Calculating memory space occupied by unordered maps

Question 1

I don't think it's possible to answer your question precisely without looking at the precise unordered_map implementation your STL uses.

However, based on the unordered_map interface, you could make decent educated guesses:

An unordered_map needs to store:

one bucket container (probably a vector-like structure)
max_bucket_count buckets (probably singly-linked-list-like structures)
one complete entry for each item (not only the value, but also the key, to handle key hash collisions)

After a quick look at the Libc++ implementation, you also need space to store:

The hashing function object
The equality test function object
The allocator function object

With this in mind, my guesstimate would be something like:

typedef unordered_map<K, V, ...> tMyMap;

size_t getMemoryUsage(const tMyMap& map) {
  auto entrySize = sizeof(K) + sizeof(V) + sizeof(void*);
  auto bucketSize = sizeof(void*);
  auto adminSize = 3 * sizeof(void*) + sizeof(size_t);

  auto totalSize = adminSize + map.size() * entrySize + map.max_bucket_count() * bucketSize();
  return totalSize;
}

This would only work for the first of your cases, since in the second cases, each entry can have a completely different memory usage based on how big each vector is. For the second case, you would therefore have to add something like this:

size_t getMemoryUsage(const tMyMap& map) {
  auto entrySize = sizeof(K) + sizeof(V) + sizeof(void*);
  auto bucketSize = sizeof(void*);
  auto adminSize = 3 * sizeof(void*) + sizeof(size_t);
  auto totalSize = adminSize + map.size() * entrySize + map.max_bucket_count() * bucketSize();

  auto contentSize = 0;
  for (const auto& kv : map) {
    // since accept is a vector<char>, 
    // it uses capacity() bytes of additional memory
    contentSize += kv.second.accept.capacity();
  }
  totalSize += contentSize;

  return totalSize;
}

However, considering real-world allocation logic, the memory your map actually uses may differ a lot from this due to e.g. external fragmentation. If you want to be 100% sure how much memory an unordered_map uses, you need to also take allocator behavior into account.

Question 2

One possible approach is to find out by experiment using custom allocators.

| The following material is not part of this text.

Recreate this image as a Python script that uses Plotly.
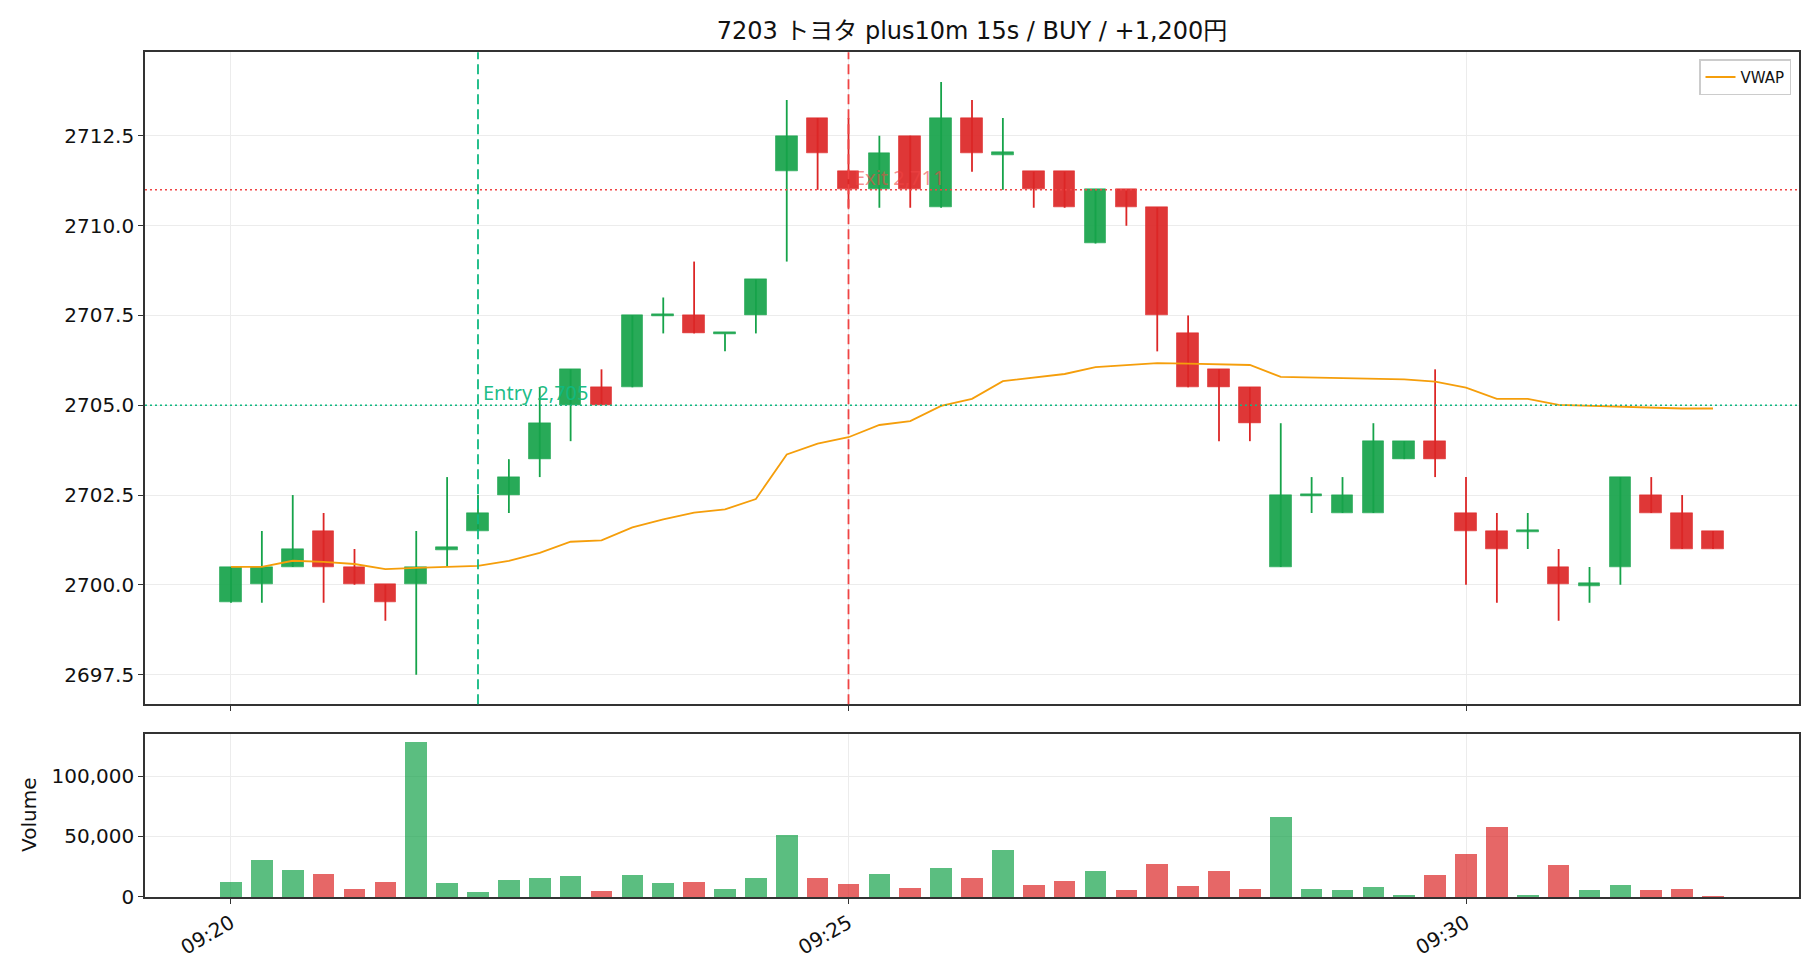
import plotly.graph_objects as go
import pandas as pd

# ---------------- data ----------------
times = pd.date_range("2024-01-01 09:20:00", periods=49, freq="15s")

opens = [2699.5, 2700.0, 2700.5, 2701.5, 2700.5, 2700.0, 2700.0, 2701.0, 2701.5, 2702.5,
         2703.5, 2705.0, 2705.5, 2705.5, 2707.5, 2707.5, 2707.0, 2707.5, 2711.5, 2713.0,
         2711.5, 2711.0, 2712.5, 2710.5, 2713.0, 2712.0, 2711.5, 2711.5, 2709.5, 2711.0,
         2710.5, 2707.0, 2706.0, 2705.5, 2700.5, 2702.5, 2702.0, 2702.0, 2703.5, 2704.0,
         2702.0, 2701.5, 2701.5, 2700.5, 2700.0, 2700.5, 2702.5, 2702.0, 2701.5]
highs = [2700.5, 2701.5, 2702.5, 2702.0, 2701.0, 2700.0, 2701.5, 2703.0, 2702.5, 2703.5,
         2705.5, 2706.0, 2706.0, 2707.5, 2708.0, 2709.0, 2707.0, 2708.5, 2713.5, 2713.0,
         2713.0, 2712.5, 2712.5, 2714.0, 2713.5, 2713.0, 2711.5, 2711.5, 2711.0, 2711.0,
         2710.5, 2707.5, 2706.0, 2705.5, 2704.5, 2703.0, 2703.0, 2704.5, 2704.0, 2706.0,
         2703.0, 2702.0, 2702.0, 2701.0, 2700.5, 2703.0, 2703.0, 2702.5, 2701.5]
lows = [2699.5, 2699.5, 2700.5, 2699.5, 2700.0, 2699.0, 2697.5, 2700.5, 2701.5, 2702.0,
        2703.0, 2704.0, 2705.0, 2705.5, 2707.0, 2707.0, 2706.5, 2707.0, 2709.0, 2711.0,
        2710.5, 2710.5, 2710.5, 2710.5, 2711.5, 2711.0, 2710.5, 2710.5, 2709.5, 2710.0,
        2706.5, 2705.5, 2704.0, 2704.0, 2700.5, 2702.0, 2702.0, 2702.0, 2703.5, 2703.0,
        2700.0, 2699.5, 2701.0, 2699.0, 2699.5, 2700.0, 2702.0, 2701.0, 2701.0]
closes = [2700.5, 2700.5, 2701.0, 2700.5, 2700.0, 2699.5, 2700.5, 2701.0, 2702.0, 2703.0,
          2704.5, 2706.0, 2705.0, 2707.5, 2707.5, 2707.0, 2707.0, 2708.5, 2712.5, 2712.0,
          2711.0, 2712.0, 2711.0, 2713.0, 2712.0, 2712.0, 2711.0, 2710.5, 2711.0, 2710.5,
          2707.5, 2705.5, 2705.5, 2704.5, 2702.5, 2702.5, 2702.5, 2704.0, 2704.0, 2703.5,
          2701.5, 2701.0, 2701.5, 2700.0, 2700.0, 2703.0, 2702.0, 2701.0, 2701.0]
volumes = [12600, 30800, 22500, 19200, 6900, 12600, 128500, 11800, 4400, 14300,
           15900, 17600, 5200, 18400, 11800, 12600, 6900, 15900, 51400, 15900,
           11000, 19200, 7700, 24200, 15900, 39000, 10200, 13500, 21700, 6000,
           27500, 9300, 21700, 6900, 66200, 6900, 6000, 8500, 1900, 18400,
           35700, 58000, 1900, 26700, 6000, 10200, 6000, 6900, 500]
vwap = [2700.50, 2700.50, 2700.67, 2700.64, 2700.58, 2700.44, 2700.47, 2700.50, 2700.53, 2700.67,
        2700.89, 2701.20, 2701.24, 2701.60, 2701.82, 2702.01, 2702.10, 2702.39, 2703.63, 2703.93,
        2704.11, 2704.45, 2704.56, 2704.98, 2705.18, 2705.67, 2705.76, 2705.87, 2706.06, 2706.11,
        2706.17, 2706.16, 2706.14, 2706.12, 2705.79, 2705.77, 2705.75, 2705.73, 2705.72, 2705.66,
        2705.49, 2705.18, 2705.18, 2705.01, 2704.98, 2704.95, 2704.94, 2704.91, 2704.91]

entry_time = pd.Timestamp("2024-01-01 09:22:00")
entry_price = 2705
exit_time = pd.Timestamp("2024-01-01 09:25:00")
exit_price = 2711
title_text = "7203 トヨタ plus10m 15s / BUY / +1,200円"
xtick_vals = [pd.Timestamp("2024-01-01 09:20:00"), pd.Timestamp("2024-01-01 09:25:00"),
              pd.Timestamp("2024-01-01 09:30:00")]
price_ticks = [2697.5, 2700.0, 2702.5, 2705.0, 2707.5, 2710.0, 2712.5]
vol_ticks = [0, 50000, 100000]

# ---------------- styles ----------------
GREEN = "#16a34a"
RED = "#dc2626"
FONT = "DejaVu Sans, Noto Sans CJK JP"
W = 1820
H = 980
interval_ms = 15000
bar_w = 0.7 * interval_ms

up = [c >= o for o, c in zip(opens, closes)]
body_base, body_h = [], []
for o, c in zip(opens, closes):
    hgt = abs(c - o)
    if hgt < 0.06:
        body_base.append(min(o, c) - 0.03)
        body_h.append(0.06)
    else:
        body_base.append(min(o, c))
        body_h.append(hgt)
body_fill = ["rgba(22,163,74,0.92)" if u else "rgba(220,38,38,0.92)" for u in up]
body_edge = ["rgba(22,163,74,0.55)" if u else "rgba(220,38,38,0.55)" for u in up]
vol_col = ["rgba(22,163,74,0.7)" if u else "rgba(220,38,38,0.7)" for u in up]

# wick segments
gx, gy, rx, ry = [], [], [], []
for t, hi, lo, u in zip(times, highs, lows, up):
    if u:
        gx += [t, t, None]; gy += [lo, hi, None]
    else:
        rx += [t, t, None]; ry += [lo, hi, None]

fig = go.Figure()
fig.add_trace(go.Bar(x=times, y=body_h, base=body_base, width=bar_w,
                     marker=dict(color=body_fill, line=dict(color=body_edge, width=1)),
                     showlegend=False, xaxis="x", yaxis="y"))
fig.add_trace(go.Scatter(x=gx, y=gy, mode="lines", line=dict(color=GREEN, width=1.8),
                         showlegend=False, xaxis="x", yaxis="y", connectgaps=False))
fig.add_trace(go.Scatter(x=rx, y=ry, mode="lines", line=dict(color=RED, width=1.8),
                         showlegend=False, xaxis="x", yaxis="y", connectgaps=False))
fig.add_trace(go.Scatter(x=times, y=vwap, mode="lines", name="VWAP",
                         line=dict(color="#f59e0b", width=1.8), xaxis="x", yaxis="y"))
fig.add_trace(go.Bar(x=times, y=volumes, width=bar_w, marker=dict(color=vol_col, line=dict(width=0)),
                     showlegend=False, xaxis="x2", yaxis="y2"))

# ranges (matplotlib-like 5% margins)
lo_all, hi_all = min(lows), max(highs)
pad = (hi_all - lo_all) * 0.05
x0 = times[0] - pd.Timedelta(milliseconds=bar_w / 2)
x1 = times[-1] + pd.Timedelta(milliseconds=bar_w / 2)
xpad = (x1 - x0) * 0.05
xr = [x0 - xpad, x1 + xpad]

ax_common = dict(showline=True, linecolor="#333333", linewidth=1.6, mirror=True,
                 ticks="outside", ticklen=5, tickwidth=1.3, tickcolor="#333333",
                 showgrid=True, gridcolor="#ececec", gridwidth=1, zeroline=False,
                 tickfont=dict(family=FONT, size=20, color="#111111"))

L, R = 145 / W, 1799 / W
fig.update_layout(
    width=W, height=H,
    margin=dict(l=0, r=0, t=0, b=0),
    paper_bgcolor="white", plot_bgcolor="white",
    bargap=0, barmode="overlay",
    font=dict(family=FONT, size=20, color="#111111"),
    title=dict(text=title_text, x=(145 + 1799) / 2 / W, xanchor="center",
               y=1 - 31 / H, yanchor="middle", font=dict(family=FONT, size=24, color="#111111")),
    xaxis=dict(domain=[L, R], anchor="y", range=xr, type="date", tickvals=xtick_vals,
               showticklabels=False, **ax_common),
    yaxis=dict(domain=[1 - 713 / H, 1 - 53 / H], anchor="x", range=[lo_all - pad, hi_all + pad],
               tickvals=price_ticks, tickformat=".1f", **ax_common),
    xaxis2=dict(domain=[L, R], anchor="y2", range=xr, type="date", matches="x", tickvals=xtick_vals,
                tickformat="%H:%M", tickangle=-30, **ax_common),
    yaxis2=dict(domain=[1 - 908 / H, 1 - 743 / H], anchor="x2", range=[0, max(volumes) * 1.05],
                tickvals=vol_ticks, tickformat=",d", **ax_common),
    legend=dict(x=1791 / W, xanchor="right", y=1 - 60 / H, yanchor="top",
                bgcolor="white", bordercolor="#cccccc", borderwidth=1.5,
                font=dict(family=FONT, size=15, color="#111111"),
                itemwidth=30, tracegroupgap=0),
    showlegend=True,
)

shapes = [
    dict(type="line", xref="x", yref="y domain", x0=entry_time, x1=entry_time, y0=0, y1=1,
         line=dict(color="#10b981", width=1.8, dash="10px,5px"), layer="above"),
    dict(type="line", xref="x", yref="y domain", x0=exit_time, x1=exit_time, y0=0, y1=1,
         line=dict(color="#ef4444", width=1.8, dash="10px,5px"), layer="above"),
    dict(type="line", xref="x domain", yref="y", x0=0, x1=1, y0=entry_price, y1=entry_price,
         line=dict(color="#10b981", width=1.5, dash="2px,3px"), layer="above"),
    dict(type="line", xref="x domain", yref="y", x0=0, x1=1, y0=exit_price, y1=exit_price,
         line=dict(color="#ef4444", width=1.5, dash="2px,3px"), layer="above"),
]
fig.update_layout(shapes=shapes)

fig.add_annotation(x=entry_time, y=entry_price, xref="x", yref="y", text=f"Entry {entry_price:,}",
                   showarrow=False, xanchor="left", yanchor="bottom", xshift=3, yshift=-3,
                   font=dict(family="Noto Sans", size=20, color="rgba(16,185,129,0.95)"))
fig.add_annotation(x=exit_time, y=exit_price, xref="x", yref="y", text=f"Exit {exit_price:,}",
                   showarrow=False, xanchor="left", yanchor="bottom", xshift=3, yshift=-3,
                   font=dict(family="Noto Sans", size=20, color="rgba(239,68,68,0.6)"))
fig.add_annotation(x=29 / W, y=1 - 825 / H, xref="paper", yref="paper", text="Volume",
                   showarrow=False, textangle=-90, xanchor="center", yanchor="middle",
                   font=dict(family=FONT, size=20, color="#111111"))

fig.write_html("out.html")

A straight forward solution could leverage C++11's "Scoped allocator model" (see also The Scoped Allocator Model (Rev 2), Stroustrup: Scoped allocators. A "scoped allocator" will be applied to the container and recursively to its elements.

Providing such a custom allocator for the std::unordered_map and its elements would enable you to precisely count the number of blocks, it's size and the total amount.

By the way, a scoped allocator would also let you optimize the memory consumption and performance, for example by providing an "arena allocator".

There's just one caveat: Despite the Scoped Allocator Model is required by C+11 conformance, it's likely that's it's not implemented in the standard library provided by the Compiler vendor. For example, clang's standard library fully implements Scoped allocators for all containers. Regarding GCC, please read here: GCC Status, and the GCC mailing list.

Edit:

A completely different approach is to use a tool which analyses the memory consumption. For example, the Xcode IDE provides an excellent tool "Instruments", which provides various analysis methods, one for tracking heap and object allocations. It would take just seconds to compare your two different versions. The available tools will differ for your platform, of course ;)

Question 3

I would suggest to create an array containing your maps. You will be able to create lots of them (e.g. 10 thousands) You can then divide the total memory (as indicated by the OS) by 10 thousand. Of couse you would need to take the overhead (memory consumption before allocating your maps) into account (including the array).

Doing lots of sizeof would not help, because for each allocation on the heap, you have an implementation defined overhead. For example on Visual Studio 2013, in Release allocations are done by multiple of 8 bytes (or 16 bytes for large arrays).